Figure scripts
*-*-*

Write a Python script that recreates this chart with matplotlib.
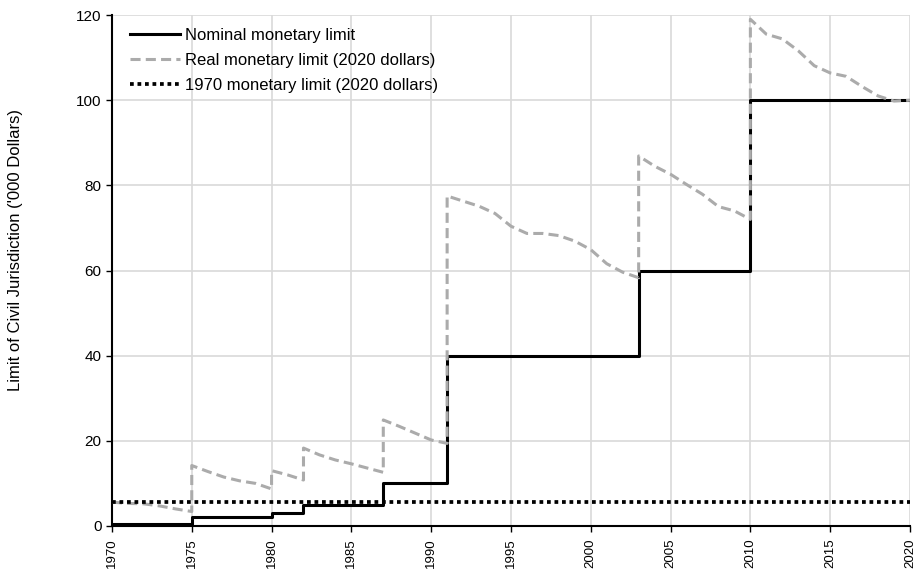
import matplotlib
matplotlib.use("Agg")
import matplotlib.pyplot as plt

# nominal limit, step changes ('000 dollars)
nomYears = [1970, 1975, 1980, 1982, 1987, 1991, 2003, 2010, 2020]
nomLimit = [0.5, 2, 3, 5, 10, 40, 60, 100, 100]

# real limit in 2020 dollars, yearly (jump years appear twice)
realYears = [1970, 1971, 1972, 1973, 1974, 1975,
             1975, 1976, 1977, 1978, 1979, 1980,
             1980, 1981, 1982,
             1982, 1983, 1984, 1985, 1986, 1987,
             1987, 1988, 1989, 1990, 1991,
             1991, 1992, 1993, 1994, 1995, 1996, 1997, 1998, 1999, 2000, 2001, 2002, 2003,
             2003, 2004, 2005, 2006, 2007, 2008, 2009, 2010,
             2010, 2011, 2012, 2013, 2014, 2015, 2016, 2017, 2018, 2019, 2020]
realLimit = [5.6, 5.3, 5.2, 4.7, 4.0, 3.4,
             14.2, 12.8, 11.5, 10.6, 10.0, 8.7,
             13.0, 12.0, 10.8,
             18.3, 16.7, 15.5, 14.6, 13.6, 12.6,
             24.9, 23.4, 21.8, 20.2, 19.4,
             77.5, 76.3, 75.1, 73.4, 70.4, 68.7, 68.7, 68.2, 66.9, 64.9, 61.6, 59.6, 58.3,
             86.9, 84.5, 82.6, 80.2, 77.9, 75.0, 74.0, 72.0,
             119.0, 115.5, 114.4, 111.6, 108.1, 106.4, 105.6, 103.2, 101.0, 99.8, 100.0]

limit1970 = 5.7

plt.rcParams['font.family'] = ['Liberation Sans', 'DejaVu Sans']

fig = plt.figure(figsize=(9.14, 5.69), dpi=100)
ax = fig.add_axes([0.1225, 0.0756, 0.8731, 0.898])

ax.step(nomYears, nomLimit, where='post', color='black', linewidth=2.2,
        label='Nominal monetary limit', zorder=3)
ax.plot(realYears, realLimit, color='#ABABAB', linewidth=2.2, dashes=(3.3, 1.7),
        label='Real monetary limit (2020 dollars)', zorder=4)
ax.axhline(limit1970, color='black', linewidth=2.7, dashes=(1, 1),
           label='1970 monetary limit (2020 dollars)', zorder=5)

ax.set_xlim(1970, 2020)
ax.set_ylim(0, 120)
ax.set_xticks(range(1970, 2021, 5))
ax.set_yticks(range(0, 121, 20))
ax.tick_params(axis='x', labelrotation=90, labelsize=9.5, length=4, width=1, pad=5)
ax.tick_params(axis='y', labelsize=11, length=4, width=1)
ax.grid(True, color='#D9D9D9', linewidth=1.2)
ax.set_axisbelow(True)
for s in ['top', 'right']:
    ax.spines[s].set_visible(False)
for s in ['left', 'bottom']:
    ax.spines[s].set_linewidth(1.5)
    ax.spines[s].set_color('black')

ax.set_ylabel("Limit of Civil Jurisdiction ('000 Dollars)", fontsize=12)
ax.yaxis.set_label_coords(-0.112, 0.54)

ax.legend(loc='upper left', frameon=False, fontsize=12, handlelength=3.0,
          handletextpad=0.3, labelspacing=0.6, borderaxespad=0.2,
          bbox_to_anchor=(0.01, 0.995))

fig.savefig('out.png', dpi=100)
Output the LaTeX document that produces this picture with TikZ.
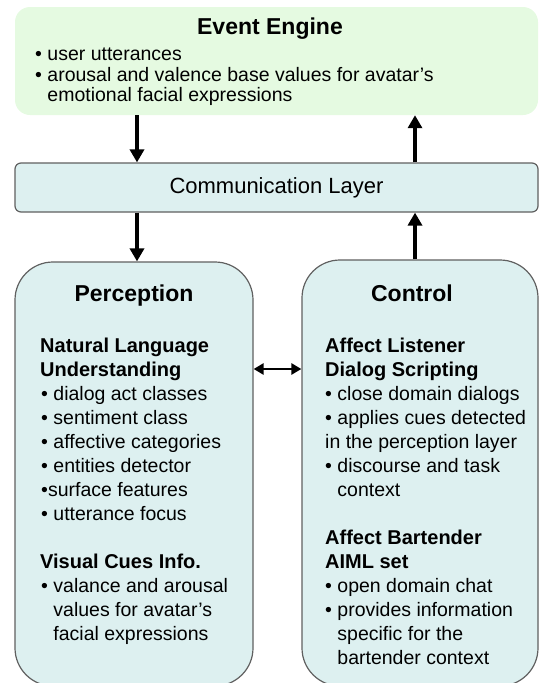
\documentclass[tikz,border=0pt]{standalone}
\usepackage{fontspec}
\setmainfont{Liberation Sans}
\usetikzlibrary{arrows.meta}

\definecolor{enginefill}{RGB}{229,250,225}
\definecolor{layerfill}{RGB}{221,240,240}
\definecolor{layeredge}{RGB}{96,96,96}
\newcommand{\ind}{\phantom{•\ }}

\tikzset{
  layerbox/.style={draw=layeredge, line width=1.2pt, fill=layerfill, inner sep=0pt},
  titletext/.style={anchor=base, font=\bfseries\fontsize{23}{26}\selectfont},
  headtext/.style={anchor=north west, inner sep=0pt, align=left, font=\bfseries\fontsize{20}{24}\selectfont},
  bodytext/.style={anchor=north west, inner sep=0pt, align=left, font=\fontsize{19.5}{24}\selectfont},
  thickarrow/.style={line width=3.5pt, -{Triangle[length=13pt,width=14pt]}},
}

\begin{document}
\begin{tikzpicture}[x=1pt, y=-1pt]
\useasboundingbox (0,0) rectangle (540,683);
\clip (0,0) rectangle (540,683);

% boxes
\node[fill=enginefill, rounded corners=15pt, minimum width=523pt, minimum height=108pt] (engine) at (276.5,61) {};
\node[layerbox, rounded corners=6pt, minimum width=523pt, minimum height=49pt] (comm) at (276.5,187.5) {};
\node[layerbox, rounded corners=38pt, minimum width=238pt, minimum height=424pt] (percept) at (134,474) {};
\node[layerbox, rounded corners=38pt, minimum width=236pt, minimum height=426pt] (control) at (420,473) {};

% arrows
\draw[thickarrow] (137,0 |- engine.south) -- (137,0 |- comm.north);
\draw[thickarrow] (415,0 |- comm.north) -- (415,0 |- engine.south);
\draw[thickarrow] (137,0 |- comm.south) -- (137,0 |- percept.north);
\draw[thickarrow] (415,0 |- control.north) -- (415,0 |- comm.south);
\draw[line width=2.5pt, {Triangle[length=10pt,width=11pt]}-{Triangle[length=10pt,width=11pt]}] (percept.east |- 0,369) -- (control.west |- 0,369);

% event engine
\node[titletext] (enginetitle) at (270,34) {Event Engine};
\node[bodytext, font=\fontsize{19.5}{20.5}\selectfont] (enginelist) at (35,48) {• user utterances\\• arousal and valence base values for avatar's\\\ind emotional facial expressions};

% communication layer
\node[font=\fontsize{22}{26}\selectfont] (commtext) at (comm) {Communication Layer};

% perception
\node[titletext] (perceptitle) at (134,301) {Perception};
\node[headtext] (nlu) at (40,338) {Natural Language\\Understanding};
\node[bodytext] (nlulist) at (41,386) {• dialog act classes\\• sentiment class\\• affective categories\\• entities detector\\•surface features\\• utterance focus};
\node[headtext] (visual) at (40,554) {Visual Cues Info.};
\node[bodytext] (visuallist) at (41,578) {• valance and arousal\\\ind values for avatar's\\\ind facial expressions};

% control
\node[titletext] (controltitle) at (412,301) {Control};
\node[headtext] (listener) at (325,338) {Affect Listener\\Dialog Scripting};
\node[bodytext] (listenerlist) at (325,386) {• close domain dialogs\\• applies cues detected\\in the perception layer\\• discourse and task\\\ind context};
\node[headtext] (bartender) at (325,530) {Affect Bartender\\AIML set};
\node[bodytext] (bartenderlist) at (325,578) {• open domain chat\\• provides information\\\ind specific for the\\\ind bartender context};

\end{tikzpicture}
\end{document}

*-*-*

WRITTEN EXERCISE
Only the lines from the start of the records to the line with "nomLimit = [0.5, 2, 3, 5, 10, 40, 60, 100, 100]" belong in the copy. Print them exactly, minus pictures.

RESULT FOR THIS EXERCISE
Write a Python script that recreates this chart with matplotlib.
import matplotlib
matplotlib.use("Agg")
import matplotlib.pyplot as plt

# nominal limit, step changes ('000 dollars)
nomYears = [1970, 1975, 1980, 1982, 1987, 1991, 2003, 2010, 2020]
nomLimit = [0.5, 2, 3, 5, 10, 40, 60, 100, 100]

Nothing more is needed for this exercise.